L’attentat à la voiture piégée, perpétré au premier jour du Ramadan dans le quartier résidentiel de Bir el-Abed, en plein cœur de la banlieue sud, marque une nouvelle étape dans l’importation du conflit syrien sur le territoire libanais. Objectif, pousser le parti et ses partisans à la faute.
Le Hezbollah, son soutien au régime de Bachar el-Assad, son aura sur la communauté chiite et sa force protectrice. En faisant exploser mardi à 11h15 la charge de 35 kilogrammes placée dans une 4×4 Nissan, garée sur le parking du Centre de coopération islamique où se ravitaillent des centaines d’habitants de Bir el-Abed dans la banlieue sud, situé entre les quartiers de Ghobeiry et de Haret Hreik, les commanditaires de l’attentat ont lancé un avertissement sans équivoque au parti. Votre coffre-fort n’est pas invulnérable, semble être leur premier message. Une première brèche avait été ouverte le 26 mai, lorsque deux roquettes Grad tombaient dans le quartier de Chiyah. Mais ici, le symbole est encore plus fort.
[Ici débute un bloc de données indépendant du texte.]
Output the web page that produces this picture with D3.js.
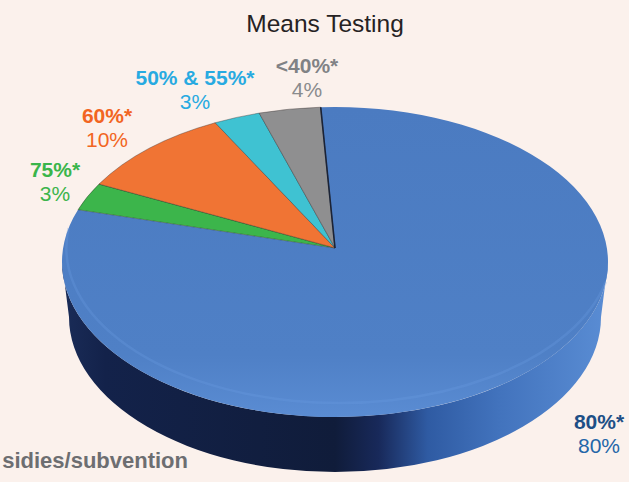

Dans cette zone résidentielle et commerçante, aux ruelles toujours vivantes, les habitants, qui balaient les débris de verres soufflés par la déflagration ou qui observent hébétés les rangées de voitures en flammes, se remémorent l’attaque israélienne de 2006. L’épisode a forgé une vraie solidarité de quartier, une vraie détermination face aux ennemis du Hezbollah. Déterminés mais sonnés. Le cratère béant de deux mètres de profondeur et de trois mètres de diamètre a ravivé un souvenir plus lointain. Le 8 mars 1985, à quelques rues de là, une voiture piégée explosait près de la résidence de Mohammad Hussein Fadlallah. Deuxième message des commanditaires.
Bilan léger
Quelques minutes après l’explosion, les pompiers et les ambulances arrivent sur les lieux. Le bilan est heureusement léger. 53 blessés, seuls 12 d’entre eux subiront des opérations. L’hôpital Bahman et celui de Sahel, situés à moins d’un kilomètre au sud et à l’ouest des lieux de l’attentat, les accueillent. A Bir el-Abed, des dizaines de vigiles du Hezbollah investissent les rues pour fluidifier la circulation, coordonner le flux des habitants. Une unité de l’armée se déploie. Le défilé des politiques peut commencer. Les premiers sur les lieux, les députés du Hezbollah, Ali Mokdad et Ali Ammar. «Les menaces politiques et les discours à propos de la banlieue sud qui tentent de semer la discorde se sont traduits aujourd’hui par une explosion dans cette région sûre», explique ce dernier.
Ammar fait ici référence à une vidéo postée quelques jours avant l’attaque de Chiyah à la roquette par le colonel Abdel-Jabbar el-Aqidi, commandant de la rébellion syrienne à Alep, qui menaçait de «frapper vos fiefs à Dahié». Troisième message des commanditaires. Depuis l’entrée du Hezbollah à Qoussair, la rébellion syrienne a placé le parti en tête de sa liste noire. Quelques heures après l’attentat de Bir el-Abed, la «brigade 313», une faction de l’Armée syrienne libre (ASL), revendiquait la responsabilité de l’attentat, dans un communiqué publié sur Facebook. Mais quelques heures plus tard, d’autres cadres de l’ASL démentaient.
La réaction du monde politique libanais est unanime. Saad Hariri a clairement condamné l’attentat «comme tous les Libanais», dénonçant «l’ennemi israélien qui tente d’engendrer une dissension au Liban», et ajoutant qu’il fallait renforcer l’unité nationale «afin de garder le Liban à l’écart des conflits régionaux et d’éviter qu’il ne soit entraîné dans une nouvelle guerre». Ironie de la situation, le ministre israélien de la Défense, Moshé Ayalon, a pris la peine de s’exprimer, affirmant que l’attentat était «le résultat d’un affrontement entre sunnites et chiites», niant tout lien de son pays dans cette histoire.
Après l’attentat, ont été distribués aux habitants de Bir el-Abed des portraits de Nasrallah qu’ils brandissaient haut et fort. Alors que les uns dénonçaient le projet de Fouad Siniora et de Bahia Hariri, les autres chantaient les louanges du Hezbollah. L’escalade des tensions communautaires semble incontrôlable.
Julien Abi Ramia
Marwan Charbel pris à partie
Venu sur les lieux, le ministre de l’Intérieur, Marwan Charbel, soupçonné d’accointances avec Ahmad el-Assir, a été violemment pris à partie par des habitants de Bir el-Abed, le contraignant, lui, ses gardes du corps et le juge Sakr Sakr, chargé de l’enquête, de se réfugier dans un immeuble du quartier avant de quitter la zone.